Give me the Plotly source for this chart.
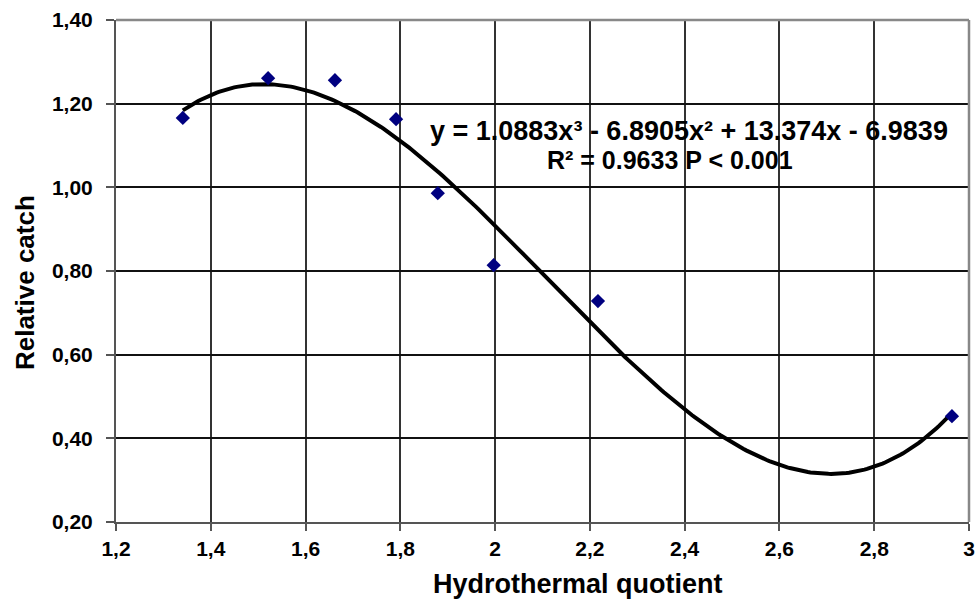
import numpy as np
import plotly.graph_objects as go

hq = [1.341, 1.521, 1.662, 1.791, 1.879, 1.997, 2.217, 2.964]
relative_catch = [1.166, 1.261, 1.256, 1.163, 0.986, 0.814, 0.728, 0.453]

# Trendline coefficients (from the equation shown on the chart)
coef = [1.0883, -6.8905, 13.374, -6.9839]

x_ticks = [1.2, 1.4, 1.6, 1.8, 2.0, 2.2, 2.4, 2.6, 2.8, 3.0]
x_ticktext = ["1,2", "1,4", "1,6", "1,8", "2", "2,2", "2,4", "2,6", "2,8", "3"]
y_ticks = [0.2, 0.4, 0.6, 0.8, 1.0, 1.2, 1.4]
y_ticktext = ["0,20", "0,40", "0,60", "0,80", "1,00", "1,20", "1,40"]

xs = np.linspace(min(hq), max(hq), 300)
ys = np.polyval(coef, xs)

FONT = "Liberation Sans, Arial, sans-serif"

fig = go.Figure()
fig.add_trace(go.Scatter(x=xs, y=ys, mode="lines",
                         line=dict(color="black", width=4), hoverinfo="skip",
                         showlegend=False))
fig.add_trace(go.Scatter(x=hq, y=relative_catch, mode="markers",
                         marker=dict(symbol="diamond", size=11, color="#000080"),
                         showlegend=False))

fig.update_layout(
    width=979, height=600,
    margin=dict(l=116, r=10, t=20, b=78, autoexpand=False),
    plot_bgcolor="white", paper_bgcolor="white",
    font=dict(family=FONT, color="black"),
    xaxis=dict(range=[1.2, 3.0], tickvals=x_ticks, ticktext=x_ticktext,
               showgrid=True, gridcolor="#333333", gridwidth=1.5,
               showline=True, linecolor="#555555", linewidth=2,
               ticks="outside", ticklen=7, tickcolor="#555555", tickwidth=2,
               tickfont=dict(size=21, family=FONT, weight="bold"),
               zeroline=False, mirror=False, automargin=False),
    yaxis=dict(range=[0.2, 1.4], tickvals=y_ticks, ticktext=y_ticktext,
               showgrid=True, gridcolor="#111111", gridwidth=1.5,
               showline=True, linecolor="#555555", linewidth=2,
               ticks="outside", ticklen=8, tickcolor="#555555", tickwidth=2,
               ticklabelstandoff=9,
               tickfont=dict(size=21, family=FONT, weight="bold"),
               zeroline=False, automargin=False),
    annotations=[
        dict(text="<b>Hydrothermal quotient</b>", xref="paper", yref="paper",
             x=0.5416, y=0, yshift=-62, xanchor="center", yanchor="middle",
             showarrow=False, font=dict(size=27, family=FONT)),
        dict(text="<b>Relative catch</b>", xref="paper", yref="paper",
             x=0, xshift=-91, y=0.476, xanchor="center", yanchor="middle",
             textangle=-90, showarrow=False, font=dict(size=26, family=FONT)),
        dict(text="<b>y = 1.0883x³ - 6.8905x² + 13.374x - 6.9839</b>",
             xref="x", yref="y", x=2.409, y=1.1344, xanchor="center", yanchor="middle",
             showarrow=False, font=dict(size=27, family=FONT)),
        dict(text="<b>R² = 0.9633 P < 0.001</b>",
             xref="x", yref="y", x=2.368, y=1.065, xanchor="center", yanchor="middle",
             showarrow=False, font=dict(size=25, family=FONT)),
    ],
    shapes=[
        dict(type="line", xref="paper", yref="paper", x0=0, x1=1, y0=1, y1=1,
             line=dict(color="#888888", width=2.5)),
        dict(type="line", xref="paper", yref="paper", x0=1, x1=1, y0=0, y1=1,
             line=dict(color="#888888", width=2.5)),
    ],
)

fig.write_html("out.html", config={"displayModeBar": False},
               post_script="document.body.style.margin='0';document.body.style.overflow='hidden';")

+++++

▶ [Given exercise]
A single figure is required: the number of lines above in which the word "chart" occurs.

▶ [Task solution]
2